Many serious issues, however, remained unresolved. And luck, as it tends to, is fast running out. Social reform and wealth redistribution in Brazil, despite significant achievements, remained modest and piecemeal. While shopping and credit and real-estate speculation have thrived, buoyed by a sturdy export market for soya and steel, services in sectors such as health, transport and education—although much improved in recent years—have still fallen far short of the high standards that have become the perhaps illusory norm in supposedly more developed parts of the world.
Such shortcomings clashed sharply with the pomp of pricey white-elephant building projects connected with upcoming international sporting events and sparked widespread protests and demonstrations across the country in June 2013. This wave of dissent was led principally by the young, the wired and the far left, and was largely confined to the middle class. It was met with a painfully familiar combination of government indifference and police brutality, which came down especially harshly on the few working-class and student protesters, who were campaigning primarily for nothing more than more affordable public transport. All of this was orchestrated by a new president who had herself once been tortured and raped by a military regime.
By the time of the presidential and congressional elections of October 2014, this popular opposition movement had been fully co-opted by the right and the media barons that are its faithful thralls, resulting in an unusually bitter election campaign.

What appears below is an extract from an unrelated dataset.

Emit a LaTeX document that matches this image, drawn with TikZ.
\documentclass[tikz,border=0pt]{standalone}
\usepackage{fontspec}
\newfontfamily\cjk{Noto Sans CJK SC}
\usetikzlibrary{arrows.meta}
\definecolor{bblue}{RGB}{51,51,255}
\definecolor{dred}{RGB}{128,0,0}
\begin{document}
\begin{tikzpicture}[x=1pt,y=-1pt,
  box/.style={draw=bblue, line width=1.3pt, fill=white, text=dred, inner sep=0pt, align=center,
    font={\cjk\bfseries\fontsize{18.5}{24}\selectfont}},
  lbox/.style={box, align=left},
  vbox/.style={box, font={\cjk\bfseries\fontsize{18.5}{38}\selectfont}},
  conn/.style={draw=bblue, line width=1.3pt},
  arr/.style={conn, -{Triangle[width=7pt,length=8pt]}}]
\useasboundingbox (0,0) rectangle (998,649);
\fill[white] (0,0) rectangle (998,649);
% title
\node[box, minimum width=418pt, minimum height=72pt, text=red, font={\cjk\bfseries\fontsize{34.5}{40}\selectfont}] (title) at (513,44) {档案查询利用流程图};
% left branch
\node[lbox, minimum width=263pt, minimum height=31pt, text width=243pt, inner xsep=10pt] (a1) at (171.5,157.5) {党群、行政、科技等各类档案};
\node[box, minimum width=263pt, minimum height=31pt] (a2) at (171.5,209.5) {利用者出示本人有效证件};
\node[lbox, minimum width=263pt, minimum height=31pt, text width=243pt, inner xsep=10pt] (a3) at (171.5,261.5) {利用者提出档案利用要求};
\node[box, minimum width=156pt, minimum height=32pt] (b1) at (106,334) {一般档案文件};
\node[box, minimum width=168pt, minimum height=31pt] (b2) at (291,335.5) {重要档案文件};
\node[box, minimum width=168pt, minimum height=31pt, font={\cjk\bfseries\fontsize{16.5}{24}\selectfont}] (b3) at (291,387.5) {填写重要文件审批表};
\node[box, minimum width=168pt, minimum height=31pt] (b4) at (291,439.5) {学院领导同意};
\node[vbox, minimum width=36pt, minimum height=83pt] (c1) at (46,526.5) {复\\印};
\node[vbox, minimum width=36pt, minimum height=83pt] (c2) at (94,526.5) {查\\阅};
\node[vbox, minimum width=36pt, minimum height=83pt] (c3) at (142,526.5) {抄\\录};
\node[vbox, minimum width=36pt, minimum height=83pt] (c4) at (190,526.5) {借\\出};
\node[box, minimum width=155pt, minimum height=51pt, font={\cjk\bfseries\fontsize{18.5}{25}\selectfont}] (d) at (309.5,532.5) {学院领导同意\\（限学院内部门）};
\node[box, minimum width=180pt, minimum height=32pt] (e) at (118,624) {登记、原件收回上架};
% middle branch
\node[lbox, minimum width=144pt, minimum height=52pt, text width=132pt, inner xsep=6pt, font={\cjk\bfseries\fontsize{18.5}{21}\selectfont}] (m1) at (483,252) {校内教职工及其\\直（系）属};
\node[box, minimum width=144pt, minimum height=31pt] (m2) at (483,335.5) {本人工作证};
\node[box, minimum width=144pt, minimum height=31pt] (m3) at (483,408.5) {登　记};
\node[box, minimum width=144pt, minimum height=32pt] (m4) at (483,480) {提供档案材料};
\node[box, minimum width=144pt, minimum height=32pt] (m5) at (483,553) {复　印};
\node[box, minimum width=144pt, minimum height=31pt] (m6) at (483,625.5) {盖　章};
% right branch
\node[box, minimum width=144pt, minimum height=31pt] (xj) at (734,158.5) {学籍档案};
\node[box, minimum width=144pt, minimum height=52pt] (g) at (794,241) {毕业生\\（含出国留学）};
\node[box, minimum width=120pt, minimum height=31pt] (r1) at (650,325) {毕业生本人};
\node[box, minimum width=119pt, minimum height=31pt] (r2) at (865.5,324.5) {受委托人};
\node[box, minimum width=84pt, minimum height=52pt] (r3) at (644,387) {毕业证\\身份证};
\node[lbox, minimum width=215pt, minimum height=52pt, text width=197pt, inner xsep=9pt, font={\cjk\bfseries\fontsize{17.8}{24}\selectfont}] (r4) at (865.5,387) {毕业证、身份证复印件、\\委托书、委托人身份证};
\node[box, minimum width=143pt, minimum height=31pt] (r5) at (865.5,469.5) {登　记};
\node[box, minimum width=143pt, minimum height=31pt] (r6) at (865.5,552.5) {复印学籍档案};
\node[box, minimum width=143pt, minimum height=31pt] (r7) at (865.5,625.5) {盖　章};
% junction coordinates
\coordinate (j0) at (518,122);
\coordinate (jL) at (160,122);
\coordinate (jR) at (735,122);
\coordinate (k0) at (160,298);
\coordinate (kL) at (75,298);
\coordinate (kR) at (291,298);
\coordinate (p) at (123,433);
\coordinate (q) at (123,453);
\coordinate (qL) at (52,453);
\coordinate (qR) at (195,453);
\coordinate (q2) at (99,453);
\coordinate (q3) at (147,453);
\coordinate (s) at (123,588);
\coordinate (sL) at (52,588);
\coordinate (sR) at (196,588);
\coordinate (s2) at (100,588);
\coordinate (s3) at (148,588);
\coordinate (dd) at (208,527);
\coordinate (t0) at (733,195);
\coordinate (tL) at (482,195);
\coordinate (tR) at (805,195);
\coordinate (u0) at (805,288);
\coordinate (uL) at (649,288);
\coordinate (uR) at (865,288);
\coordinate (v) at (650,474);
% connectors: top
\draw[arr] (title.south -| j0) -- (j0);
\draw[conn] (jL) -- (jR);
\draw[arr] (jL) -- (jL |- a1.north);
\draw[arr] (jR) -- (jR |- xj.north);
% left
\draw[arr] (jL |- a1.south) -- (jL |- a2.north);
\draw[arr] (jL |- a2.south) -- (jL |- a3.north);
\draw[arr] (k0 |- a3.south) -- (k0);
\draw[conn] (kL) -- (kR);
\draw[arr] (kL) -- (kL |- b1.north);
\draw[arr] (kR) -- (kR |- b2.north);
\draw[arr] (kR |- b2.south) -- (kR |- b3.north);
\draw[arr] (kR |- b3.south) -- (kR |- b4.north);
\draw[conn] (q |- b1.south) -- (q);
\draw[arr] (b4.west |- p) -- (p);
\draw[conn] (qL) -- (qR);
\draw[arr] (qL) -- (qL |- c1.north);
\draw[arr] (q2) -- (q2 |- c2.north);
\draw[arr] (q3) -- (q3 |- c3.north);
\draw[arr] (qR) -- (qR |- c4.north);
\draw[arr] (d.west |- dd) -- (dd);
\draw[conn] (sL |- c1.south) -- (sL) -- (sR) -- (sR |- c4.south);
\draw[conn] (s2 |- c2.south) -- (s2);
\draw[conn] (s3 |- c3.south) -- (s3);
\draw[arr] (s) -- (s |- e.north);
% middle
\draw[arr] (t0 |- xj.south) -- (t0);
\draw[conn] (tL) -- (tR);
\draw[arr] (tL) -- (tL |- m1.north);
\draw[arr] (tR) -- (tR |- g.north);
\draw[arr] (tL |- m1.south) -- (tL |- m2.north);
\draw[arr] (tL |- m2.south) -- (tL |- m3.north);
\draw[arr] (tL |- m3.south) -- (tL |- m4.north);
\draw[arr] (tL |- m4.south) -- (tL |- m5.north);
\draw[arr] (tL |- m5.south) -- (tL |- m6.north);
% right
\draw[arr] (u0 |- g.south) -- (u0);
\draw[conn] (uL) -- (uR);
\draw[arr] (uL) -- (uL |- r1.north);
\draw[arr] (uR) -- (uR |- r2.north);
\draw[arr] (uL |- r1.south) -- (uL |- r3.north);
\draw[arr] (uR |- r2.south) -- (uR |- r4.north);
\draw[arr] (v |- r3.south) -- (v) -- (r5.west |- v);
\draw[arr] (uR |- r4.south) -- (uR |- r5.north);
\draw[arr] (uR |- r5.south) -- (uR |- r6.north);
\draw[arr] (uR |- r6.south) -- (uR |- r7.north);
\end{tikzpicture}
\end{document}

Friendships were broken by the constant to and fro of increasingly polarized posts on social media.
The PT and its fair-weather coalition partners won the 2014 election by a whisker. But, unusually for modern Brazil, the opposition rejected this outcome and roused the discontent of the June days of 2013 to call for impeachment and raise, fifty years after Brazil descended into the moral quagmire of a dictatorial regime, the specter of a military coup.
The ground was muddied by a legacy of unwholesome alliances, which Dilma found herself unable to manage with the likeable panache that was Lula’s forte, and by the increasingly obfuscating glare of social media.
The outlook is not rosy. The fall in oil prices, the slowdown in China, and the inevitable levelling off of economic growth, not just in the south, but in all parts of Brazil, do not augur well for short-term prosperity or long-term stability in Brazil.
Had the legitimate concerns raised by all sectors of society in June 2013 been heeded and swiftly and robustly addressed by the central government, this situation, whereby popular protest has given way to right-wing slogans, personal attacks and the veiled threat of outright sedition, might have been averted.
The reason it was not surely has to do with the fact that, even after 12 years of government, the PT was still beholden to pseudo-centrist, backward-looking, essentially extremely right-wing coalition partners, whom its politicians were increasingly coming to resemble in all but name.
It is precisely these self-interested, right-wing, fair-weather backers of democracy that threaten to bring it down, drawing opportunistically on a justifiably indignant and fearful popular imagination.
And, given the dirty deals the PT has done in the past decade to spur, stagger, or stall social development, these reactionary forces are in an ideal position to smugly and self-righteously blackmail, smear, and bludgeon their one-time partners into submission.
The Brazilian PT—once the great hope of the world—has nurtured a nest of vipers in its bosom. Let us hope that the venom is not as potent as opponents pretend and that stings will backfire. And that the PT will wake up finally to its duty and one-time promise to provide genuine political and socio-economic reform for this proud and great, yet perennially self-destructive, nation that is Brazil.